Reloading a kernel "live" in CentOS / RHEL 6

No.

kexec will allow you to skip the firmware (BIOS/EFI) and bootloader steps of a standard restart, but this is not the same thing (though useful if you have a slow loading RAID card).

The closest you can get is loading and unloading kernel modules.


Oracle Enterprise Linux can do that with KSplice, but you have to have an oracle ULN (support) contract for it. I believe they are about $120. http://www.ksplice.com/pricing


Yes for RHEL. (Since Feb 22, 2012)

Oracle Offers Free Trial of Innovative Ksplice Zero-Downtime Updates to Red Hat Customers

To continue after the 30 day trial, you need to purchase the Oracle Linux Premier Support package.

Pricing starts at $1,400 for systems with two physical CPUs and $2,300 for systems with more than two physical CPUs. You can configure your systems to automatically install updates as they become available.

It had been offered for both RHEL and CentOS (as well as other operating systems) prior to July, 2011 when Oracle acquired Ksplice. Prior customers are still supported.
Oracle buys Ksplice

The Ksplice code was created and distributed under the GPL v2 and other open source licenses. After Oracle acquired Ksplice and limited availability to Oracle Linux, Ubuntu Desktop, and Fedora, there was discussion about maintaining a CentOS fork of Ksplice:
Ksplice and CentOS

It was also argued that Ksplice was violating the GPL:
Ksplice currently violates the GPL


Nobody pointed to kpatch. It not live kernel reload, but targeted same problem.

kpatch Red Hat technology to apply patches to live kernel.
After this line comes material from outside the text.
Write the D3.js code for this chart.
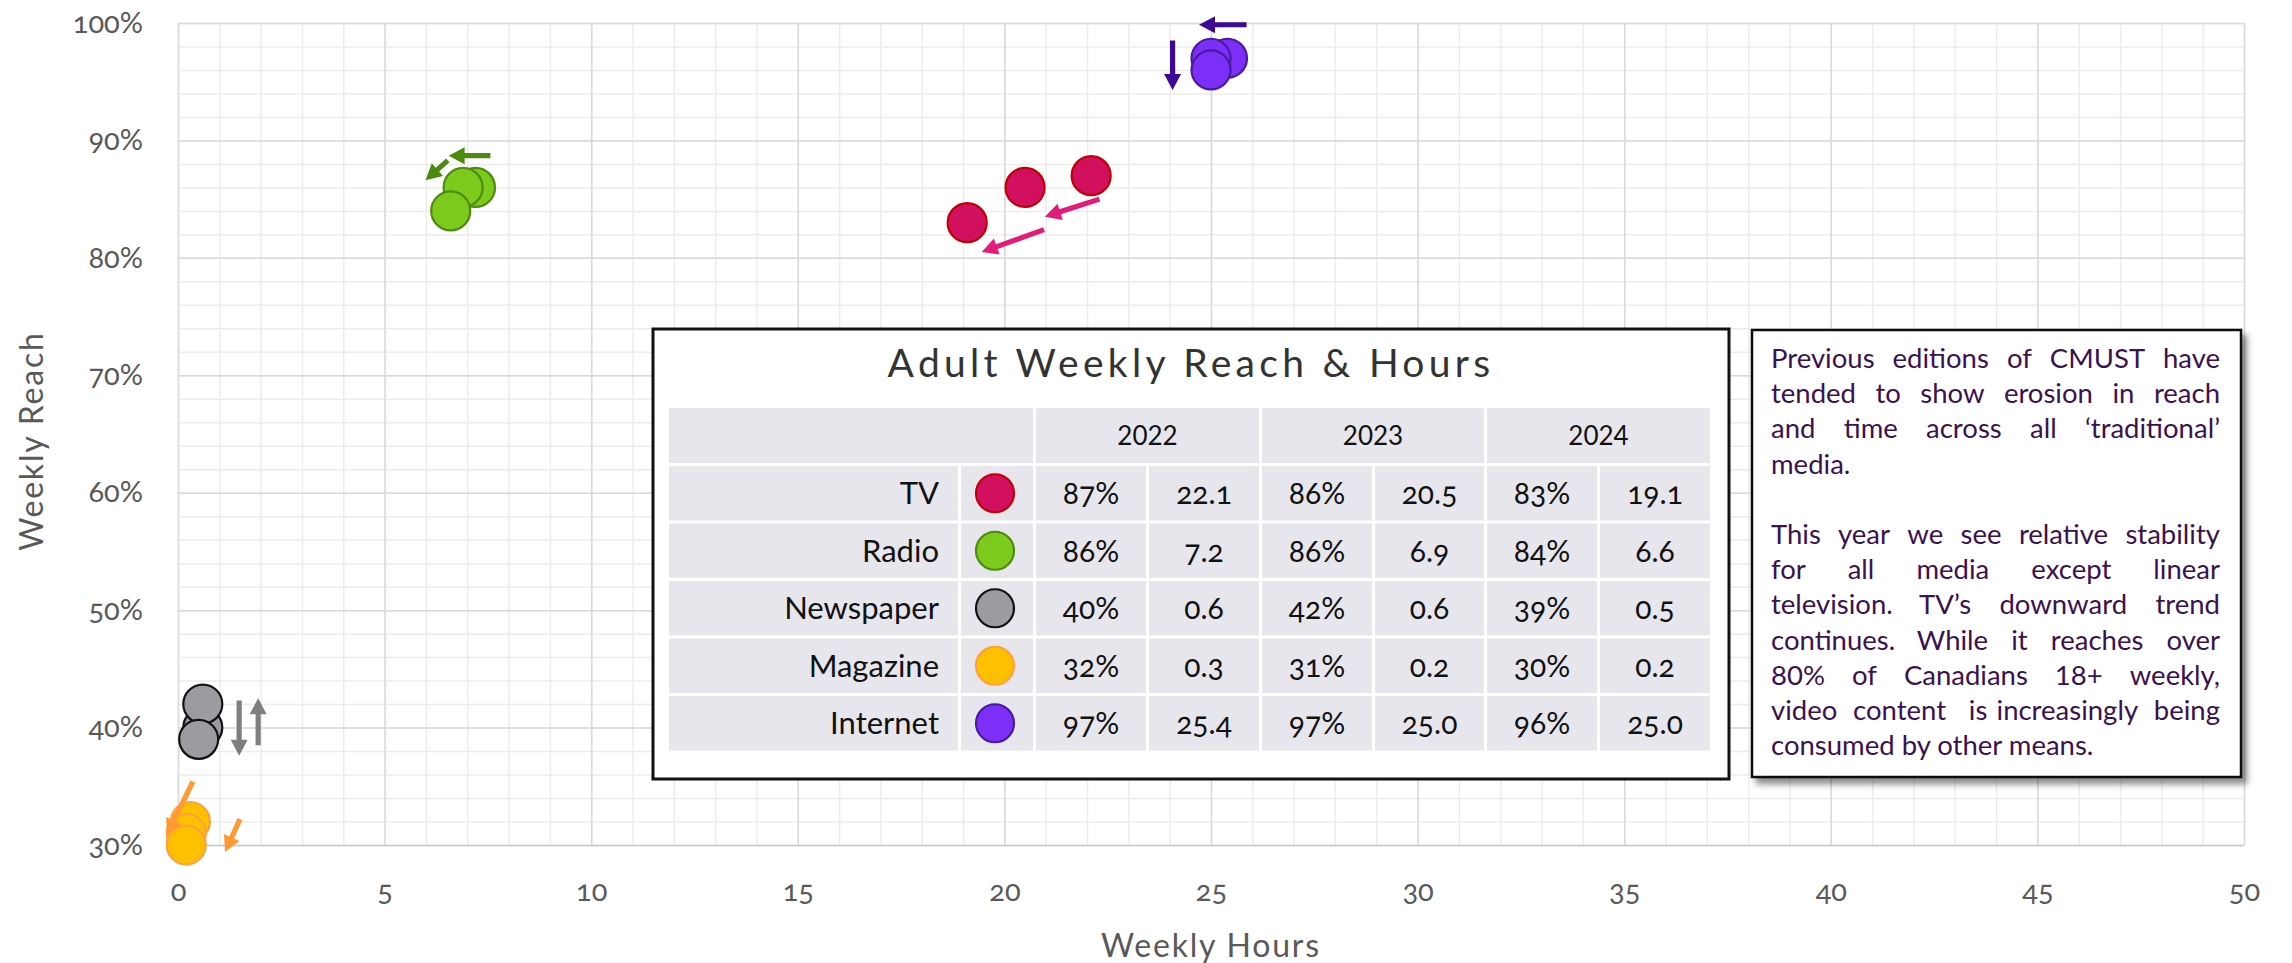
<!DOCTYPE html>
<html>
<head>
<meta charset="utf-8">
<script src="https://cdn.jsdelivr.net/npm/d3@7"></script>
<style>
	body { margin: 0; background: #fff; }
	svg { display: block; font-family: Lato, "Open Sans", sans-serif; }
	.onum { font-variant-numeric: oldstyle-nums; }
</style>
</head>
<body>
<div id="chart"></div>
<script>

const media = ["TV", "Radio", "Newspaper", "Magazine", "Internet"];
const years = ["2022", "2023", "2024"];

// reach (%) and weekly hours per year, same order as media
const reach2022 = [87, 86, 40, 32, 97];
const hours2022 = [22.1, 7.2, 0.6, 0.3, 25.4];
const reach2023 = [86, 86, 42, 31, 97];
const hours2023 = [20.5, 6.9, 0.6, 0.2, 25.0];
const reach2024 = [83, 84, 39, 30, 96];
const hours2024 = [19.1, 6.6, 0.5, 0.2, 25.0];

const fills   = ["#d30f60", "#7cca1c", "#9a9ca0", "#ffc000", "#7b2ff7"];
const strokes = ["#c00000", "#4f8a10", "#111111", "#ffa040", "#4a1a9e"];
const arrowColors = ["#e31c79", "#4f8a10", "#7f7f7f", "#ff9933", "#3c0a96"];

const xTicks = [0, 5, 10, 15, 20, 25, 30, 35, 40, 45, 50];
const yTicks = [30, 40, 50, 60, 70, 80, 90, 100];

// trend arrows, in data units: [media index, hours from, reach from, hours to, reach to]
const arrows = [
	[0, 22.30, 85.0, 20.98, 83.5],
	[0, 20.96, 82.4, 19.45, 80.5],
	[1, 7.56, 88.7, 6.55, 88.7],
	[1, 6.53, 88.3, 5.99, 86.6],
	[2, 1.48, 42.3, 1.48, 37.6],
	[2, 1.94, 38.5, 1.94, 42.5],
	[3, 0.36, 35.4, -0.27, 30.85],
	[3, 1.50, 32.2, 1.14, 29.4],
	[4, 25.86, 99.85, 24.71, 99.85],
	[4, 24.07, 98.5, 24.07, 94.3]
];

const noteLines = [
	["Previous editions of CMUST have", true],
	["tended to show erosion in reach", true],
	["and time across all \u2018traditional\u2019", true],
	["media.", false],
	["", false],
	["This year we see relative stability", true],
	["for all media except linear", true],
	["television.  TV\u2019s downward trend", true],
	["continues.  While it reaches over", true],
	["80% of Canadians 18+ weekly,", true],
	["video content is increasingly being", true],
	["consumed by other means.", false]
];

const W = 2292, H = 963;
const plotL = 178, plotR = 2244, plotT = 23, plotB = 845;

const svg = d3.select("#chart").append("svg")
	.attr("width", W).attr("height", H)
	.attr("viewBox", `0 0 ${W} ${H}`);

const defs = svg.append("defs");
const shadow = defs.append("filter").attr("id", "shadow")
	.attr("x", "-10%").attr("y", "-10%").attr("width", "130%").attr("height", "130%");
shadow.append("feDropShadow").attr("dx", 5).attr("dy", 6).attr("stdDeviation", 3)
	.attr("flood-color", "#000").attr("flood-opacity", 0.45);

const x = d3.scaleLinear().domain([0, 50]).range([plotL, plotR]);
const y = d3.scaleLinear().domain([30, 100]).range([plotB, plotT]);

// grid
const minorX = d3.range(0, 51, 1);
const minorY = d3.range(30, 101, 2);

svg.append("g")
	.attr("transform", `translate(0,${plotB})`)
	.call(d3.axisBottom(x).tickValues(minorX).tickSize(-(plotB - plotT)).tickFormat(""))
	.call(g => g.select(".domain").remove())
	.selectAll("line").attr("stroke", "#ececec").attr("stroke-width", 1.5);
svg.append("g")
	.attr("transform", `translate(${plotL},0)`)
	.call(d3.axisLeft(y).tickValues(minorY).tickSize(-(plotR - plotL)).tickFormat(""))
	.call(g => g.select(".domain").remove())
	.selectAll("line").attr("stroke", "#ececec").attr("stroke-width", 1.5);

svg.append("g")
	.attr("transform", `translate(0,${plotB})`)
	.call(d3.axisBottom(x).tickValues(xTicks).tickSize(-(plotB - plotT)).tickFormat(""))
	.call(g => g.select(".domain").remove())
	.selectAll("line").attr("stroke", "#d9d9d9").attr("stroke-width", 1.5);
svg.append("g")
	.attr("transform", `translate(${plotL},0)`)
	.call(d3.axisLeft(y).tickValues(yTicks).tickSize(-(plotR - plotL)).tickFormat(""))
	.call(g => g.select(".domain").remove())
	.selectAll("line").attr("stroke", d => d === 30 ? "#c8c8c8" : "#d9d9d9").attr("stroke-width", 1.5);

// tick labels
const xAxis = svg.append("g")
	.attr("transform", `translate(0,${plotB})`)
	.call(d3.axisBottom(x).tickValues(xTicks).tickSize(0).tickPadding(35));
xAxis.select(".domain").remove();
xAxis.selectAll("text").attr("font-size", 29).attr("fill", "#595959")
	.attr("font-family", "Lato").attr("class", "onum");

const yAxis = svg.append("g")
	.attr("transform", `translate(${plotL},0)`)
	.call(d3.axisLeft(y).tickValues(yTicks).tickSize(0).tickPadding(35).tickFormat(d => d + "%"));
yAxis.select(".domain").remove();
yAxis.selectAll("text").attr("font-size", 29).attr("fill", "#595959")
	.attr("font-family", "Lato").attr("class", "onum");

svg.append("text")
	.attr("x", (plotL + plotR) / 2).attr("y", 957)
	.attr("text-anchor", "middle")
	.attr("font-size", 32).attr("letter-spacing", 1.8).attr("fill", "#595959")
	.text("Weekly Hours");
svg.append("text")
	.attr("transform", "translate(43,441) rotate(-90)")
	.attr("text-anchor", "middle")
	.attr("font-size", 32).attr("letter-spacing", 1.8).attr("fill", "#595959")
	.text("Weekly Reach");

// points
const reachByYear = [reach2022, reach2023, reach2024];
const hoursByYear = [hours2022, hours2023, hours2024];
const points = [];
years.forEach((yr, j) => {
	media.forEach((m, i) => {
		points.push({ media: i, year: yr, reach: reachByYear[j][i], hours: hoursByYear[j][i] });
	});
});
points.sort((a, b) => a.media - b.media);

svg.append("g").selectAll("circle")
	.data(points)
	.enter()
	.append("circle")
	.attr("cx", d => x(d.hours))
	.attr("cy", d => y(d.reach))
	.attr("r", 19.5)
	.attr("fill", d => fills[d.media])
	.attr("stroke", d => strokes[d.media])
	.attr("stroke-width", 2.2);

// arrows
function arrowPath(x1, y1, x2, y2) {
	const dx = x2 - x1, dy = y2 - y1;
	const len = Math.sqrt(dx * dx + dy * dy);
	const ux = dx / len, uy = dy / len;
	const px = -uy, py = ux;
	const hl = 16, hw = 8.5, sw = 2.6;
	const bx = x2 - ux * hl, by = y2 - uy * hl;
	const pts = [
		[x1 + px * sw, y1 + py * sw],
		[bx + px * sw, by + py * sw],
		[bx + px * hw, by + py * hw],
		[x2, y2],
		[bx - px * hw, by - py * hw],
		[bx - px * sw, by - py * sw],
		[x1 - px * sw, y1 - py * sw]
	];
	return "M" + pts.map(p => p.join(",")).join("L") + "Z";
}

svg.append("g").selectAll("path")
	.data(arrows)
	.enter()
	.append("path")
	.attr("d", d => arrowPath(x(d[1]), y(d[2]), x(d[3]), y(d[4])))
	.attr("fill", d => arrowColors[d[0]]);

// table box
const bx0 = 653, bx1 = 1729, by0 = 329, by1 = 779;
const tbl = svg.append("g");
tbl.append("rect")
	.attr("x", bx0).attr("y", by0).attr("width", bx1 - bx0).attr("height", by1 - by0)
	.attr("fill", "#fff").attr("stroke", "#111").attr("stroke-width", 3);
tbl.append("text")
	.attr("x", (bx0 + bx1) / 2).attr("y", 377)
	.attr("text-anchor", "middle")
	.attr("font-size", 39).attr("letter-spacing", 4.3).attr("fill", "#333")
	.text("Adult Weekly Reach & Hours");

const colX = [669, 961, 1036, 1149, 1262, 1375, 1487, 1600];
const colW = [289, 72, 110, 110, 110, 109, 110, 110];
const cellFill = "#e7e6ec";
const headY = 408, headH = 55, rowY0 = 466, rowPitch = 57.5, rowH = 54.5;

tbl.append("rect").attr("x", colX[0]).attr("y", headY)
	.attr("width", colX[1] + colW[1] - colX[0]).attr("height", headH).attr("fill", cellFill);
years.forEach((yr, j) => {
	const cx0 = colX[2 + j * 2];
	const cw = colX[3 + j * 2] + colW[3 + j * 2] - cx0;
	tbl.append("rect").attr("x", cx0).attr("y", headY).attr("width", cw).attr("height", headH).attr("fill", cellFill);
	tbl.append("text").attr("x", cx0 + cw / 2).attr("y", headY + headH / 2)
		.attr("dy", "0.35em").attr("text-anchor", "middle")
		.attr("font-size", 26).attr("fill", "#111").text(yr);
});

media.forEach((m, i) => {
	const ry = rowY0 + i * rowPitch;
	colX.forEach((cx0, k) => {
		tbl.append("rect").attr("x", cx0).attr("y", ry).attr("width", colW[k]).attr("height", rowH).attr("fill", cellFill);
	});
	tbl.append("text").attr("x", colX[0] + colW[0] - 19).attr("y", ry + rowH / 2)
		.attr("dy", "0.36em").attr("text-anchor", "end")
		.attr("font-size", 31).attr("fill", "#111").text(m);
	tbl.append("circle").attr("cx", colX[1] + colW[1] / 2 - 2).attr("cy", ry + rowH / 2)
		.attr("r", 19).attr("fill", fills[i]).attr("stroke", strokes[i]).attr("stroke-width", 2.2);
	years.forEach((yr, j) => {
		const vals = [reachByYear[j][i] + "%", hoursByYear[j][i].toFixed(1)];
		vals.forEach((v, k) => {
			const c = 2 + j * 2 + k;
			tbl.append("text").attr("class", "onum")
				.attr("x", colX[c] + colW[c] / 2).attr("y", ry + rowH / 2)
				.attr("dy", "0.36em").attr("text-anchor", "middle")
				.attr("font-size", 30).attr("fill", "#111").text(v);
		});
	});
});

// note box
const nx0 = 1752, nx1 = 2241, ny0 = 330, ny1 = 777;
const note = svg.append("g");
note.append("rect")
	.attr("x", nx0).attr("y", ny0).attr("width", nx1 - nx0).attr("height", ny1 - ny0)
	.attr("fill", "#fff").attr("stroke", "#111").attr("stroke-width", 2.5)
	.attr("filter", "url(#shadow)");

const textLeft = 1771, textRight = 2220, base0 = 368, pitch = 35.2;
noteLines.forEach(([line, justify], li) => {
	if (!line) return;
	const by = base0 + li * pitch;
	const t = note.append("text").attr("y", by).attr("font-size", 27.5).attr("fill", "#3b1250");
	const words = line.split(/\s+/);
	if (!justify) {
		t.attr("x", textLeft).text(line);
		return;
	}
	const spans = words.map(w => t.append("tspan").text(w));
	const widths = spans.map(s => s.node().getComputedTextLength());
	const gap = (textRight - textLeft - d3.sum(widths)) / (words.length - 1);
	let cx = textLeft;
	spans.forEach((s, k) => {
		s.attr("x", cx);
		cx += widths[k] + gap;
	});
});

</script>
</body>
</html>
With respect to granularity, kpatch works at the function level; put simply, old functions are replaced with new ones. It has four main components:

  • kpatch-build: a collection of tools which convert a source diff patch to a hot patch module. They work by compiling the kernel both with and without the source patch, comparing the binaries, and generating a hot patch module which includes new binary versions of the functions to be replaced.
  • hot patch module: a kernel module (.ko file) which includes the replacement functions and metadata about the original functions.
  • kpatch core module: a kernel module (.ko file) which provides an interface for the hot patch modules to register new functions for replacement. It uses the kernel ftrace subsystem to hook into the original function’s mcount call instruction, so that a call to the original function is redirected to the replacement function.
  • kpatch utility: a command-line tool which allows a user to manage a collection of hot patch modules. One or more hot patch modules may be configured to load at boot time, so that a system can remain patched even after a reboot into the same version of the kernel.